The film wonderfully recaptures the tradition of oral storytelling, especially by Fiona's grandfather who tells the child stories about her ancestors with passion and conviction. The film depicts a version of the tale about the Selkie, the half-seal and half-human creatures that are regarded in Irish folklore as being able to transform themselves from seals into humans by casting off their skins. Her father's cousin Tadgh (John Lynch), one of the "dark ones", tells Fiona how her ancestor Liam (Gerald Rooney) married a Selkie who was called Nuala (Susan Lynch), had children together, and lived happily for many years.
Later when the children
told Nuala where to find her sealskin, she left the family and returned
to the sea. Fiona wonders if her baby brother Jamie (Cillian Byrne), lost
at sea in his cradle during the evacuation, might still be alive under
the protection of the Selkies on Roan Inish, waiting for the family to
return.

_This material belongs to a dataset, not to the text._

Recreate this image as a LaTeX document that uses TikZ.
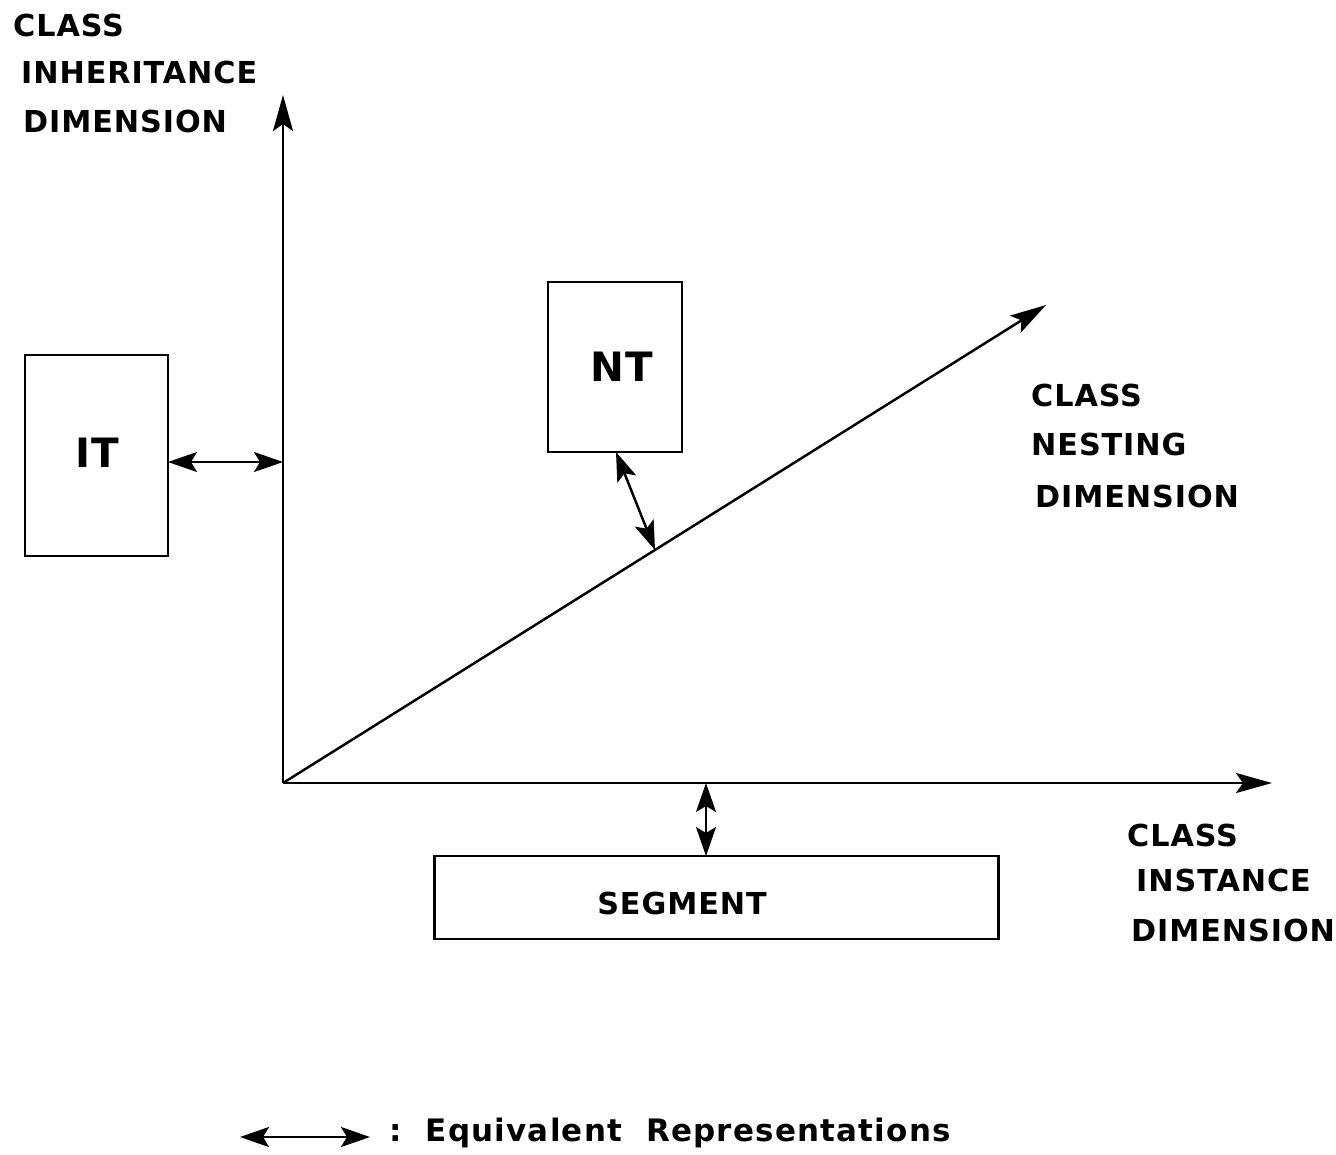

Fiona visits the island with her 13-year old cousin Eamon (Richard
Sheridan) and, when she discovers footprints in the surf, begins a process
of unraveling the truth of Jamie's disappearance. While some extremely
stiff performances and thick Irish accents can get in the way (turn on
the closed captioning), The Secret of Roan Inish is a genuinely
moving parable about preserving family tradition, being a part of the natural
world, and having the courage to seek the truth for yourself. The film
can be recommended for older children, but keep in mind that the pace is
slow and the car chases are kept to an absolute minimum.